Nov. 12th, 2014

osprey_archer: (books)
What I’ve Just Finished Reading

Marie Brennan’s The Tropic of Serpents, which did indeed pick up as soon as Isabella and company arrived in the aforementioned tropics and joined a hunter-gatherer society as part of their plan to get close to the dragons of the region. I haven’t read many books set among hunter-gatherers, so I enjoyed the novelty of it: I really, really enjoy Brennan’s world-building, because all her societies feel like places where people could actually live.

In fact, Brennan seems rather better at characterizing societies than characterizing individuals: aside from Isabella herself, none of the characters in these books are all that memorable. I think it’s the reason I found the beginnings of both A Natural History of Dragons and The Tropic of Serpents so slow: until Isabella has a new society to interact with, there’s not much to latch onto.

I also read Julia Strachey’s Cheerful Weather for the Wedding, which I bought at Persephone Books in London and hauled across the ocean… and didn’t like very much when I finally read it. It’s a little story about little, petty people: a girl who marries the wrong man because neither she nor the man she actually loves have the guts to admit that they love each other, and her relatives wander about being boring and bourgeois in the background.

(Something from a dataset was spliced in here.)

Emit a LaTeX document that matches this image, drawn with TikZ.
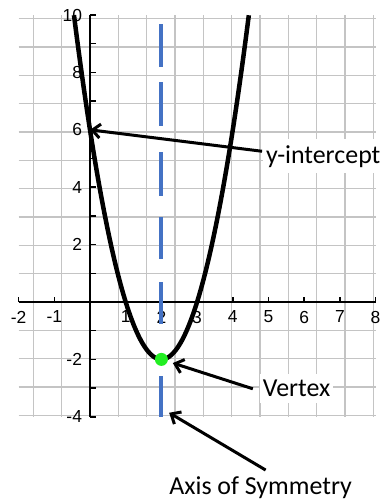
\documentclass[tikz,border=0pt]{standalone}
\usepackage{fontspec}
\setmainfont{Carlito}
\newfontfamily\ticksfont{Liberation Sans}
\usetikzlibrary{arrows.meta}

\definecolor{gridgray}{HTML}{C4C4C4}
\definecolor{symblue}{HTML}{4472C4}
\definecolor{vtxgreen}{HTML}{22EE22}

\begin{document}
\begin{tikzpicture}[x=35.7bp, y=28.7bp, line width=2bp, line join=round,
    ticklbl/.style={font=\ticksfont\fontsize{17.5}{17.5}\selectfont, inner sep=0pt},
    callout/.style={font=\fontsize{26}{26}\selectfont, fill=white, inner xsep=3bp, inner ysep=6bp},
    pointer/.style={line width=3bp, -{Straight Barb[length=8bp, width=14bp]}}]

            \useasboundingbox (-2.521,-6.934) rectangle (8.431,10.523);
            \fill[white] (-2.521,-6.934) rectangle (8.431,10.523);

            % ==========================================
            % 1. Griglia e assi
            % ==========================================
            \draw[gridgray, line width=1.3bp] (-2,-4) grid (8,10);
            \draw (-2,0) -- (8,0);
            \draw (0,-4) -- (0,10);
            \foreach \t in {-2,...,8} \draw[line width=1.5bp] (\t,0) -- ++(0,5bp);
            \foreach \t in {-4,...,10} \draw[line width=1.5bp] (0,\t) -- ++(6bp,0);
            \foreach \t in {-2,-1,1,2,...,8}
                \node[ticklbl, anchor=north] (xlbl\t) at ([yshift=-8bp]\t,0) {\t};
            \foreach \t in {-4,-2,2,4,6,8,10}
                \node[ticklbl, anchor=east] (ylbl\t) at ([xshift=-7bp]0,\t) {\t};

            % ==========================================
            % 2. Parabola e asse di simmetria
            % ==========================================
            \draw[line width=4.5bp] plot[domain=-0.449:4.449, samples=80, smooth] (\x, {2*(\x-2)^2-2});
            \draw[symblue, line width=4bp, dash pattern=on 41bp off 52bp on 42bp off 23bp on 42bp off 21bp on 44bp off 26bp on 44bp off 15bp on 43bp off 10bp]
                (2,-4) -- (2,10);

            \coordinate (vtx) at (2,-2);
            \coordinate (yint) at (0,6);
            \coordinate (symfoot) at (2,-3.7);
            \fill[vtxgreen] (vtx) circle (6.5bp);

            % ==========================================
            % 3. Etichette e frecce
            % ==========================================
            \node[callout, anchor=base west] (yintlbl) at (4.82,4.84) {y-intercept};
            \node[callout, anchor=base west] (vtxlbl) at (4.73,-3.31) {Vertex};
            \node[callout, anchor=base] (symlbl) at (4.78,-6.72) {Axis of Symmetry};

            \draw[pointer] ([yshift=5bp]yintlbl.west) -- (yint);
            \draw[pointer, shorten >=12bp] ([xshift=-6bp]vtxlbl.west) -- (vtx);
            \draw[pointer, shorten >=9bp] ([xshift=5bp]symlbl.north) -- (symfoot);

        \end{tikzpicture}
\end{document}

It would be tragic, but I don’t think Dolly and Joseph would have been happy in the end anyway, given their lack of courage and integrity. Frankly, I suspect that the relatives are not half as bad as Dolly and Joseph believe: I think they’re projecting their own absolute dullness onto everyone around them.

What I’m Reading Now

Anya von Bremzen’s Mastering the Art of Soviet Cooking: A Memoir of Food and Longing, which has rather less food than I expected (although I defy anyone to read her description of pre-Revolutionary kulebiaka without salivating), but I don’t really mind.

Mostly it’s a memoir and a family history, sharing the way that the Soviet Union shaped von Bremzen and her mother (who is really the star of the book, so far). It’s excellently done, which means that sometimes I need to take a breather because it’s intense.

For instance, von Bremzen writes about the time that her mother, not long after World War II, wrote some musings about death in her diary. Unfortunately, she left the book out, and her mother read those musings, and lit into her: “We beat the Germans! Your father fought for your happiness! How dare you have such bad, silly thoughts!” And then ripped the diary to shreds.

Yes. Depression? Unhappiness? CRIMES AGAINST THE GLORIOUS SOCIALIST FUTURE.

What I Plan to Read Next

Still waiting for the library to get Barbara Hambly’s Crimson Angel. COME ON, LIBRARY, IT’S BEEN LIKE A MONTH.